## Stated exercise:
Without including any images, repeat the data exactly.

## Raw data:
# # # # #

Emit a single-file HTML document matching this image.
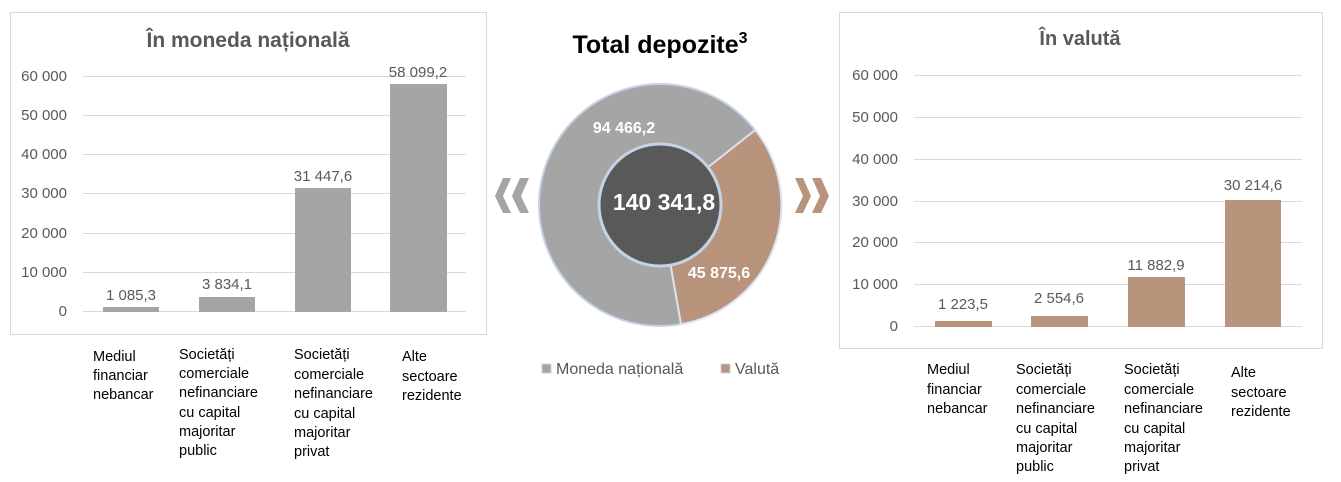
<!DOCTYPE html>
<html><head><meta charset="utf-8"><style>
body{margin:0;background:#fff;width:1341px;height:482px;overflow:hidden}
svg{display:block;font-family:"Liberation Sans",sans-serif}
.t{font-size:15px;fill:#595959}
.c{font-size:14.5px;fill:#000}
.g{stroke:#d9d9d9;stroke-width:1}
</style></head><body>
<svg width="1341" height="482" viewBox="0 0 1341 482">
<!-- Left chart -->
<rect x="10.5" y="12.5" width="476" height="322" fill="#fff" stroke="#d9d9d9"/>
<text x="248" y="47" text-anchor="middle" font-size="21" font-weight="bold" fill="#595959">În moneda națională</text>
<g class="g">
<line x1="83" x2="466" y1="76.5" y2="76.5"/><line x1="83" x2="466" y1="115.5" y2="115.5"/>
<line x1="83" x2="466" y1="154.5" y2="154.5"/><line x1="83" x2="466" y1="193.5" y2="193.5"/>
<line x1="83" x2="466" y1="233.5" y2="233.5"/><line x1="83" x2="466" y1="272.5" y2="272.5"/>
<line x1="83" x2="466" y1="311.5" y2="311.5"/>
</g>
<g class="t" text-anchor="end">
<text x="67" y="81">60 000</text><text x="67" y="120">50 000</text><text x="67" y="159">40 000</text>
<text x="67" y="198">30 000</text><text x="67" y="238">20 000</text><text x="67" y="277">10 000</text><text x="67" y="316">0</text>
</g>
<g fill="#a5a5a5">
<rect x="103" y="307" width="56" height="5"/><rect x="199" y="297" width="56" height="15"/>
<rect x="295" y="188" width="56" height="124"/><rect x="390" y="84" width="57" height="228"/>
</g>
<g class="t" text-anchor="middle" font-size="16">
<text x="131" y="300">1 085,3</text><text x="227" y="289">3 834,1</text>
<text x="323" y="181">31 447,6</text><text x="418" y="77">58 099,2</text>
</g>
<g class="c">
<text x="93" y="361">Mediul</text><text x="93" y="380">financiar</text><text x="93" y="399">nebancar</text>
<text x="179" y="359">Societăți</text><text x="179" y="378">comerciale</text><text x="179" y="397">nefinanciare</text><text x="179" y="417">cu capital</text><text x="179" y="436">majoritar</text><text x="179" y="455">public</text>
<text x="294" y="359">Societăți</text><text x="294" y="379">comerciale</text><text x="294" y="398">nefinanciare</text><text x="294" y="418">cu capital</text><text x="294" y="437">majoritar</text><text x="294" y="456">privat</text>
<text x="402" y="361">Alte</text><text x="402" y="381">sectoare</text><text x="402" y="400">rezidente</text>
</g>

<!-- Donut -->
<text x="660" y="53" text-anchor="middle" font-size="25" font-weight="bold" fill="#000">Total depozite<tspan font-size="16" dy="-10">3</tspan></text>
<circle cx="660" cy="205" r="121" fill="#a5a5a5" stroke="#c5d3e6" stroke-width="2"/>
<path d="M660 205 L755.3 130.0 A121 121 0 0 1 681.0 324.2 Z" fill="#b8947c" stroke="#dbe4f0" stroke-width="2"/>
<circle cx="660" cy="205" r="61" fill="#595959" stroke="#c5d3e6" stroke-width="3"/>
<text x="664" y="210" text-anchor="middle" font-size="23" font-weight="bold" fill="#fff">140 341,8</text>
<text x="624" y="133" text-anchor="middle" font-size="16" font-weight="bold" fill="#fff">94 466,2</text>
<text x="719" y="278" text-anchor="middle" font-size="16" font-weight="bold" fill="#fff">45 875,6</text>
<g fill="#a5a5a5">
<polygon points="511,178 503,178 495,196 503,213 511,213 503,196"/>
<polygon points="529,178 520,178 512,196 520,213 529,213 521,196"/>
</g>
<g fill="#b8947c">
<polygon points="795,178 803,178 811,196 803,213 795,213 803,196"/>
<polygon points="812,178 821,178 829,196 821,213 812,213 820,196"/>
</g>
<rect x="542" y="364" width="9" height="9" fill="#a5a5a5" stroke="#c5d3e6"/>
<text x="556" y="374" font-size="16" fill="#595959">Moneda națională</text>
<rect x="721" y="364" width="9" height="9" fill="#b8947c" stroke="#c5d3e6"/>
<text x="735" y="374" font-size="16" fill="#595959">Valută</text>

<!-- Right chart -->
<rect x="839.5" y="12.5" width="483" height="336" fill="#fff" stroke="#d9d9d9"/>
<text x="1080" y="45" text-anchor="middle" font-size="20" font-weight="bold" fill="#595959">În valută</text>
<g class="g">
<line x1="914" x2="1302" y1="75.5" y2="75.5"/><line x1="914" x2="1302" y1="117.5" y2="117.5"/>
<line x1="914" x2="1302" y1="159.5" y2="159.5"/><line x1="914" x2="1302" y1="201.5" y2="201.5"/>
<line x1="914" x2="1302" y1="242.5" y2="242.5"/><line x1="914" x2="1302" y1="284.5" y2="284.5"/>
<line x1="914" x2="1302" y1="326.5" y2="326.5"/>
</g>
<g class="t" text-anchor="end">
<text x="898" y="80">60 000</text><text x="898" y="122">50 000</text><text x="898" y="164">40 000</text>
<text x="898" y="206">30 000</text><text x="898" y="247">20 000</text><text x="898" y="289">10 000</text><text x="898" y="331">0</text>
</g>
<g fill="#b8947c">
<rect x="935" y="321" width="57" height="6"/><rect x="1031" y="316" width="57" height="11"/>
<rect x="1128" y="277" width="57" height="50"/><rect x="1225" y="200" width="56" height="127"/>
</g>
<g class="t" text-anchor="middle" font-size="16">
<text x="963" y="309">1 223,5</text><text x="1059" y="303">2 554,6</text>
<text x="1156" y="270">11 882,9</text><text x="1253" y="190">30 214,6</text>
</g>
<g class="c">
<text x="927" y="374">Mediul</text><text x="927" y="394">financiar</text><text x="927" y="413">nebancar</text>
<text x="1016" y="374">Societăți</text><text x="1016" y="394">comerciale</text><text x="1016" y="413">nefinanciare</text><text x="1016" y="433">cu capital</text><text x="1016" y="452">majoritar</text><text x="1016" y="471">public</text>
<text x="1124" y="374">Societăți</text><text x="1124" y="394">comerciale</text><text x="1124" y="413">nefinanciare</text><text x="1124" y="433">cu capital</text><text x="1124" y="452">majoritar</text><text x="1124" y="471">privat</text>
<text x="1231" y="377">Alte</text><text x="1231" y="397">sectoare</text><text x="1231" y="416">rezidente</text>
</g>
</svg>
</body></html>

# # # # #

## Answer to the exercise:
Emit a single-file HTML document matching this image.
<!DOCTYPE html>
<html><head><meta charset="utf-8"><style>
body{margin:0;background:#fff;width:1341px;height:482px;overflow:hidden}
svg{display:block;font-family:"Liberation Sans",sans-serif}
.t{font-size:15px;fill:#595959}
.c{font-size:14.5px;fill:#000}
.g{stroke:#d9d9d9;stroke-width:1}
</style></head><body>
<svg width="1341" height="482" viewBox="0 0 1341 482">
<!-- Left chart -->
<rect x="10.5" y="12.5" width="476" height="322" fill="#fff" stroke="#d9d9d9"/>
<text x="248" y="47" text-anchor="middle" font-size="21" font-weight="bold" fill="#595959">În moneda națională</text>
<g class="g">
<line x1="83" x2="466" y1="76.5" y2="76.5"/><line x1="83" x2="466" y1="115.5" y2="115.5"/>
<line x1="83" x2="466" y1="154.5" y2="154.5"/><line x1="83" x2="466" y1="193.5" y2="193.5"/>
<line x1="83" x2="466" y1="233.5" y2="233.5"/><line x1="83" x2="466" y1="272.5" y2="272.5"/>
<line x1="83" x2="466" y1="311.5" y2="311.5"/>
</g>
<g class="t" text-anchor="end">
<text x="67" y="81">60 000</text><text x="67" y="120">50 000</text><text x="67" y="159">40 000</text>
<text x="67" y="198">30 000</text><text x="67" y="238">20 000</text><text x="67" y="277">10 000</text><text x="67" y="316">0</text>
</g>
<g fill="#a5a5a5">
<rect x="103" y="307" width="56" height="5"/><rect x="199" y="297" width="56" height="15"/>
<rect x="295" y="188" width="56" height="124"/><rect x="390" y="84" width="57" height="228"/>
</g>
<g class="t" text-anchor="middle" font-size="16">
<text x="131" y="300">1 085,3</text><text x="227" y="289">3 834,1</text>
<text x="323" y="181">31 447,6</text><text x="418" y="77">58 099,2</text>
</g>
<g class="c">
<text x="93" y="361">Mediul</text><text x="93" y="380">financiar</text><text x="93" y="399">nebancar</text>
<text x="179" y="359">Societăți</text><text x="179" y="378">comerciale</text><text x="179" y="397">nefinanciare</text><text x="179" y="417">cu capital</text><text x="179" y="436">majoritar</text><text x="179" y="455">public</text>
<text x="294" y="359">Societăți</text><text x="294" y="379">comerciale</text><text x="294" y="398">nefinanciare</text><text x="294" y="418">cu capital</text><text x="294" y="437">majoritar</text><text x="294" y="456">privat</text>
<text x="402" y="361">Alte</text><text x="402" y="381">sectoare</text><text x="402" y="400">rezidente</text>
</g>

<!-- Donut -->
<text x="660" y="53" text-anchor="middle" font-size="25" font-weight="bold" fill="#000">Total depozite<tspan font-size="16" dy="-10">3</tspan></text>
<circle cx="660" cy="205" r="121" fill="#a5a5a5" stroke="#c5d3e6" stroke-width="2"/>
<path d="M660 205 L755.3 130.0 A121 121 0 0 1 681.0 324.2 Z" fill="#b8947c" stroke="#dbe4f0" stroke-width="2"/>
<circle cx="660" cy="205" r="61" fill="#595959" stroke="#c5d3e6" stroke-width="3"/>
<text x="664" y="210" text-anchor="middle" font-size="23" font-weight="bold" fill="#fff">140 341,8</text>
<text x="624" y="133" text-anchor="middle" font-size="16" font-weight="bold" fill="#fff">94 466,2</text>
<text x="719" y="278" text-anchor="middle" font-size="16" font-weight="bold" fill="#fff">45 875,6</text>
<g fill="#a5a5a5">
<polygon points="511,178 503,178 495,196 503,213 511,213 503,196"/>
<polygon points="529,178 520,178 512,196 520,213 529,213 521,196"/>
</g>
<g fill="#b8947c">
<polygon points="795,178 803,178 811,196 803,213 795,213 803,196"/>
<polygon points="812,178 821,178 829,196 821,213 812,213 820,196"/>
</g>
<rect x="542" y="364" width="9" height="9" fill="#a5a5a5" stroke="#c5d3e6"/>
<text x="556" y="374" font-size="16" fill="#595959">Moneda națională</text>
<rect x="721" y="364" width="9" height="9" fill="#b8947c" stroke="#c5d3e6"/>
<text x="735" y="374" font-size="16" fill="#595959">Valută</text>

<!-- Right chart -->
<rect x="839.5" y="12.5" width="483" height="336" fill="#fff" stroke="#d9d9d9"/>
<text x="1080" y="45" text-anchor="middle" font-size="20" font-weight="bold" fill="#595959">În valută</text>
<g class="g">
<line x1="914" x2="1302" y1="75.5" y2="75.5"/><line x1="914" x2="1302" y1="117.5" y2="117.5"/>
<line x1="914" x2="1302" y1="159.5" y2="159.5"/><line x1="914" x2="1302" y1="201.5" y2="201.5"/>
<line x1="914" x2="1302" y1="242.5" y2="242.5"/><line x1="914" x2="1302" y1="284.5" y2="284.5"/>
<line x1="914" x2="1302" y1="326.5" y2="326.5"/>
</g>
<g class="t" text-anchor="end">
<text x="898" y="80">60 000</text><text x="898" y="122">50 000</text><text x="898" y="164">40 000</text>
<text x="898" y="206">30 000</text><text x="898" y="247">20 000</text><text x="898" y="289">10 000</text><text x="898" y="331">0</text>
</g>
<g fill="#b8947c">
<rect x="935" y="321" width="57" height="6"/><rect x="1031" y="316" width="57" height="11"/>
<rect x="1128" y="277" width="57" height="50"/><rect x="1225" y="200" width="56" height="127"/>
</g>
<g class="t" text-anchor="middle" font-size="16">
<text x="963" y="309">1 223,5</text><text x="1059" y="303">2 554,6</text>
<text x="1156" y="270">11 882,9</text><text x="1253" y="190">30 214,6</text>
</g>
<g class="c">
<text x="927" y="374">Mediul</text><text x="927" y="394">financiar</text><text x="927" y="413">nebancar</text>
<text x="1016" y="374">Societăți</text><text x="1016" y="394">comerciale</text><text x="1016" y="413">nefinanciare</text><text x="1016" y="433">cu capital</text><text x="1016" y="452">majoritar</text><text x="1016" y="471">public</text>
<text x="1124" y="374">Societăți</text><text x="1124" y="394">comerciale</text><text x="1124" y="413">nefinanciare</text><text x="1124" y="433">cu capital</text><text x="1124" y="452">majoritar</text><text x="1124" y="471">privat</text>
<text x="1231" y="377">Alte</text><text x="1231" y="397">sectoare</text><text x="1231" y="416">rezidente</text>
</g>
</svg>
</body></html>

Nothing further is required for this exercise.